What are you curious about in your garden? What are you hoping to learn this season?
You might be signed up for something you didn’t plan to learn.
Maybe you’ve always been a flower gardener, but then somehow you discover the joy of growing your own garlic.
Last year, you grew your own tomatoes to great success. This season you may question why you even bothered.
Maybe you didn’t like pulling weeds for your mom, and now she’s gone and you suddenly want to have a garden of your own.
Our gardens are classrooms. And those classrooms are filled with many teachers or Upah Gurus.
Upah Guru is the Hindu word for the teacher next to you at any moment.
The Upah Gurus in your garden this year might be the seeds you just ordered, a mystery plant that you inherited, the hydrangea that refuses to flower, the rose that won’t give up.
One of the things that can happen to gardeners is that we can focus on the teacher, not the teaching.
What if this season, your mindset is simply to be a good student. You don’t need to get straight A’s in the garden - no one is putting that pressure on you but yourself. You’re simply there to learn. To focus on the teaching. The teaching is what makes us better gardeners.
Today we remember a phenomenal woman: Maria Sibylla Merian.
She was born on April 2, 1647. As a frame of reference, Isaac Newton was only a few years older than her. Unlike Newton, Merian’s work was largely forgotten. However, over the past century, her work has made its way to us.
Merian has the it factor. In 2011, Janet Dailey, a retired teacher, and artist from Springfield, Illinois, became so captivated by Merian’s life story that she started a Kickstarter campaign to follow Merian’s footsteps to the mecca of her best work - Surinam, in South America. In 2013, Merian's birthday was commemorated with a "Google Doodle.”
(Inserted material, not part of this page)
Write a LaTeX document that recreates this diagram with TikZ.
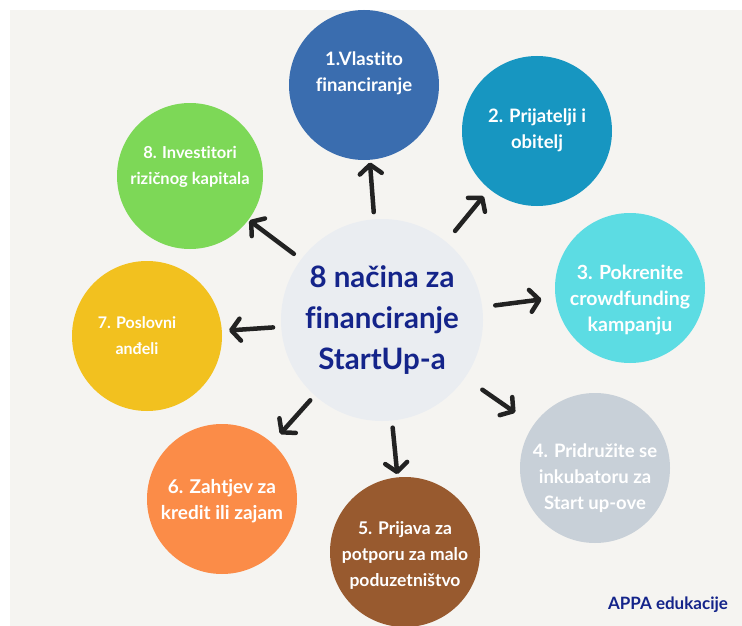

Merian would have delighted in our modern-day effort to plant milkweed for the Monarchs. The concept that insects and plants are inextricably bound together was not lost on Merian. In her work, she carefully noted which caterpillars were specialists - meaning they ate only one kind of plant. (You can relate to that concept if your kid only wants to eat Mac and cheese; they aren’t being picky - they're specialists.)
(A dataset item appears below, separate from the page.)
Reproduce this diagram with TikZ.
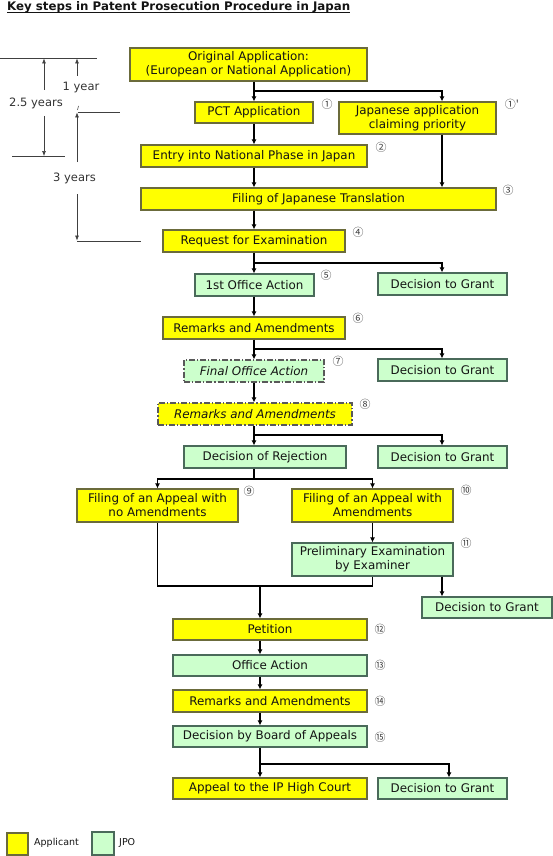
\documentclass[tikz,border=0pt]{standalone}
\usepackage{fontspec}
\setmainfont{DejaVu Sans}
\newfontfamily\cjknum{Noto Sans CJK JP}
\usetikzlibrary{arrows.meta,calc}
\definecolor{yfill}{HTML}{FFFF00}
\definecolor{gfill}{HTML}{CCFFCC}
\definecolor{ydraw}{HTML}{6B6B3B}
\definecolor{gdraw}{HTML}{4A6A5A}
\definecolor{txt}{HTML}{141414}
\begin{document}
\begin{tikzpicture}[x=1pt,y=-1pt,
  box/.style={draw, line width=1.2pt, inner sep=0pt, align=center, text=txt,
    font=\fontsize{11.9}{14}\selectfont},
  ybox/.style={box, fill=yfill, draw=ydraw},
  gbox/.style={box, fill=gfill, draw=gdraw},
  dashdot/.style={dash pattern=on 6pt off 2pt on 1.2pt off 2pt, draw=black!65},
  arr/.style={line width=1.5pt, -{Latex[length=5pt,width=5pt]}},
  ln/.style={line width=1.5pt},
  num/.style={font=\cjknum\fontsize{11}{11}\selectfont, inner sep=0pt, text=black!75},
  thinln/.style={line width=0.6pt, draw=black!75},
  tarr/.style={thinln, -{Latex[length=5pt,width=4pt]}},
  lbl/.style={font=\fontsize{11.5}{13}\selectfont, inner sep=0pt, text=black!80},
]
\useasboundingbox (0,0) rectangle (553,856);

% trunk coordinates
\coordinate (T) at (254,0);
\coordinate (R) at (442,0);
\coordinate (P) at (260,0);
\coordinate (Q) at (449,0);

% title
\node[anchor=base west, inner sep=0pt, text=txt, font=\bfseries\fontsize{11.8}{14}\selectfont] (title) at (7,10.5) {Key steps in Patent Prosecution Procedure in Japan};
\draw[line width=0.8pt, txt] ([yshift=-2pt]title.base west) -- ([yshift=-2pt]title.base east);

% boxes
\node[ybox, minimum width=237pt, minimum height=33pt] (orig) at (248.5,64.5) {Original Application:\\(European or National Application)};
\node[ybox, minimum width=118pt, minimum height=21pt] (pct) at (254,112.5) {PCT Application};
\node[ybox, minimum width=157pt, minimum height=32pt] (jap) at (417.5,118) {Japanese application\\claiming priority};
\node[ybox, minimum width=226pt, minimum height=22pt] (entry) at (254,156) {Entry into National Phase in Japan};
\node[ybox, minimum width=355pt, minimum height=22pt] (trans) at (318.5,199) {Filing of Japanese Translation};
\node[ybox, minimum width=182pt, minimum height=22pt] (req) at (254,241) {Request for Examination};
\node[gbox, minimum width=119pt, minimum height=22pt] (oa1) at (254.5,285) {1st Office Action};
\node[gbox, minimum width=129pt, minimum height=22pt] (dg1) at (442.5,284) {Decision to Grant};
\node[ybox, minimum width=182pt, minimum height=22pt] (rem1) at (254,328) {Remarks and Amendments};
\node[gbox, dashdot, minimum width=140pt, minimum height=22pt] (foa) at (254,371) {\itshape Final Office Action};
\node[gbox, minimum width=129pt, minimum height=22pt] (dg2) at (442.5,370) {Decision to Grant};
\node[ybox, dashdot, minimum width=194pt, minimum height=22pt] (rem2) at (255,414) {\itshape Remarks and Amendments};
\node[gbox, minimum width=162pt, minimum height=22pt] (rej) at (265,457) {Decision of Rejection};
\node[gbox, minimum width=129pt, minimum height=22pt] (dg3) at (442.5,457) {Decision to Grant};
\node[ybox, minimum width=161pt, minimum height=33pt] (ap1) at (157.5,505.5) {Filing of an Appeal with\\no Amendments};
\node[ybox, minimum width=161pt, minimum height=33pt] (ap2) at (372.5,505.5) {Filing of an Appeal with\\Amendments};
\node[gbox, minimum width=161pt, minimum height=33pt] (pre) at (372.5,559.5) {Preliminary Examination\\by Examiner};
\node[gbox, minimum width=130pt, minimum height=21pt] (dg4) at (487,607.5) {Decision to Grant};
\node[ybox, minimum width=194pt, minimum height=21pt] (pet) at (270,629.5) {Petition};
\node[gbox, minimum width=194pt, minimum height=21pt] (oa) at (270,665.5) {Office Action};
\node[ybox, minimum width=194pt, minimum height=22pt] (rem3) at (270,701) {Remarks and Amendments};
\node[gbox, minimum width=194pt, minimum height=21pt] (board) at (270,736.5) {Decision by Board of Appeals};
\node[ybox, minimum width=194pt, minimum height=21pt] (court) at (270,788.5) {Appeal to the IP High Court};
\node[gbox, minimum width=129pt, minimum height=21pt] (dg5) at (442.5,788.5) {Decision to Grant};

% step numbers
\node[num] (n1) at (327,104) {①};
\node[num] (n1p) at (512,104) {①'};
\node[num] (n2) at (381,147) {②};
\node[num] (n3) at (508,190) {③};
\node[num] (n4) at (358,232) {④};
\node[num] (n5) at (326,275) {⑤};
\node[num] (n6) at (358,318) {⑥};
\node[num] (n7) at (338,361) {⑦};
\node[num] (n8) at (365,404) {⑧};
\node[num] (n9) at (249,491) {⑨};
\node[num] (n10) at (466,490) {⑩};
\node[num] (n11) at (466,543) {⑪};
\node[num] (n12) at (380,629.5) {⑫};
\node[num] (n13) at (380,665.5) {⑬};
\node[num] (n14) at (380,701.5) {⑭};
\node[num] (n15) at (380,737) {⑮};

% junctions
\coordinate (j1) at (254,91);
\coordinate (j2) at (254,263);
\coordinate (j3) at (254,349);
\coordinate (j4) at (254,435);
\coordinate (j5) at (254,479);
\coordinate (j6) at (260,586);
\coordinate (j7) at (260,764);

% connectors
\draw[arr] (orig.south -| T) -- (pct.north);
\draw[arr] (j1) -| (jap.north -| R);
\draw[arr] (pct.south) -- (entry.north);
\draw[arr] (entry.south) -- (trans.north -| T);
\draw[arr] (jap.south -| R) -- (trans.north -| R);
\draw[arr] (trans.south -| T) -- (req.north);
\draw[arr] (req.south) -- (oa1.north -| T);
\draw[arr] (j2) -| (dg1.north -| R);
\draw[arr] (oa1.south -| T) -- (rem1.north);
\draw[arr] (rem1.south) -- (foa.north);
\draw[arr] (j3) -| (dg2.north -| R);
\draw[arr] (foa.south) -- (rem2.north -| T);
\draw[arr] (rem2.south -| T) -- (rej.north -| T);
\draw[arr] (j4) -| (dg3.north -| R);
\draw[ln] (rej.south -| T) -- (j5);
\draw[arr] (j5) -| (ap1.north);
\draw[arr] (j5) -| (ap2.north);
\draw[arr] (ap2.south) -- (pre.north);
\draw[ln] (ap1.south) |- (j6) -| (pre.south);
\draw[arr] (j6) -- (pet.north -| P);
\draw[arr] (pre.south -| R) -- (dg4.north -| R);
\draw[arr] (pet.south -| P) -- (oa.north -| P);
\draw[arr] (oa.south -| P) -- (rem3.north -| P);
\draw[arr] (rem3.south -| P) -- (board.north -| P);
\draw[ln] (board.south -| P) -- (j7);
\draw[arr] (j7) -- (court.north -| P);
\draw[arr] (j7) -| (dg5.north -| Q);

% timeline
\draw[thinln] (0,58) -- (97,58);
\draw[tarr] (44,90) -- (44,58.5);
\node[lbl] (t25) at (36,103) {2.5 years};
\draw[tarr] (44,116) -- (44,156);
\draw[thinln] (12,156) -- (65,156);
\draw[tarr] (77,76) -- (77,58.5);
\node[lbl] (t1) at (81,88) {1 year};
\draw[thinln] (78.5,106) -- (77.5,110);
\draw[thinln] (78,112) -- (120,112);
\draw[tarr] (77,162) -- (77,112.5);
\node[lbl] (t3) at (74.5,178) {3 years};
\draw[tarr] (77,194) -- (77,240.5);
\draw[thinln] (77,241) -- (141,241);

% legend
\node[ybox, minimum width=21pt, minimum height=22pt] (legA) at (17.5,844) {};
\node[anchor=west, inner sep=0pt, text=txt, font=\fontsize{9.5}{11}\selectfont] (legAt) at (34,843) {Applicant};
\node[gbox, minimum width=22pt, minimum height=23pt] (legJ) at (103,843.5) {};
\node[anchor=west, inner sep=0pt, text=txt, font=\fontsize{9.5}{11}\selectfont] (legJt) at (119,843) {JPO};
\end{tikzpicture}
\end{document}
Before all these social media and high tech, drawings like Merian's were a holy grail for plant identification. One look at Merian’s work and Linneaus immediately knew it was brilliant. Merian helped classify nearly 100 different species long after she was gone from the earth. To this day, entomologists acknowledge that the accuracy in her art is so good they can identify many of her butterflies and moths right down to the species level!
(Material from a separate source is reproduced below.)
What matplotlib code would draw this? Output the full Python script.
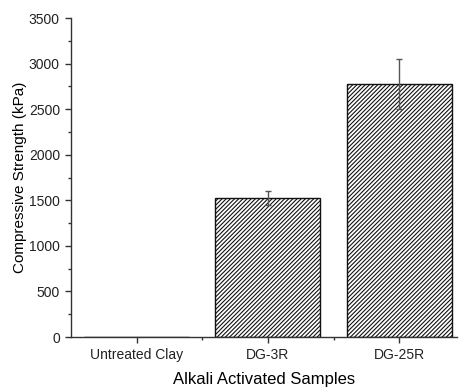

Between 1716 and 1717, during the last year of her life, Merian was visited multiple times by her friend, artist Georg Gsell - and his friend Peter the Great. Oh, to be a fly on the wall for THAT meetup.
Gsell ended up marrying Merian’s youngest daughter, Dorothea Maria, and Peter the Great ended up with 256 Merian paintings. In fact, Peter the Great so loved these pieces that when Merian died shortly after his last visit, he immediately sent an agent to buy all of her remaining watercolors to bring them home to St. Petersburg.
Here’s a fun story for you. On the Maria Sibylla Merian Society website, the feature a video that shows writer Redmond O’Hanlon flipping through an original Merian folio (with gloveless hands!) Now O’Hanlon is a scholar and explorer himself. He is known for his journeys to some of the most remote jungles of the world. At one point in the video, he becomes speechless. Then, he just lets out this big sigh and says, “It’s so simple. Without the slightest doubt, she is - she was the greatest painter of plants and insects who ever lived... I mean just between you and me, she’s the greatest woman who ever lived. You can keep Catherine the Great. Maria Sybilla Merian is the real heroine of our civilized time."
On this day in 1513, Juan Ponce de León claims new land for Spain. He names his discovery La Florida; in a nod to the Easter Season, which the Spaniards called Pascua Florida (Festival of Flowers).
In 1819, the first successful agricultural journal, American Farmer, was published in Baltimore.
Today, in 1711, Job Baster was born. Baster was one of the first Dutch nature researchers to use a microscope to look at flora and fauna. He wrote down his findings in a book. He also wrote an excellent translation of Philip Miller's work on horticulture.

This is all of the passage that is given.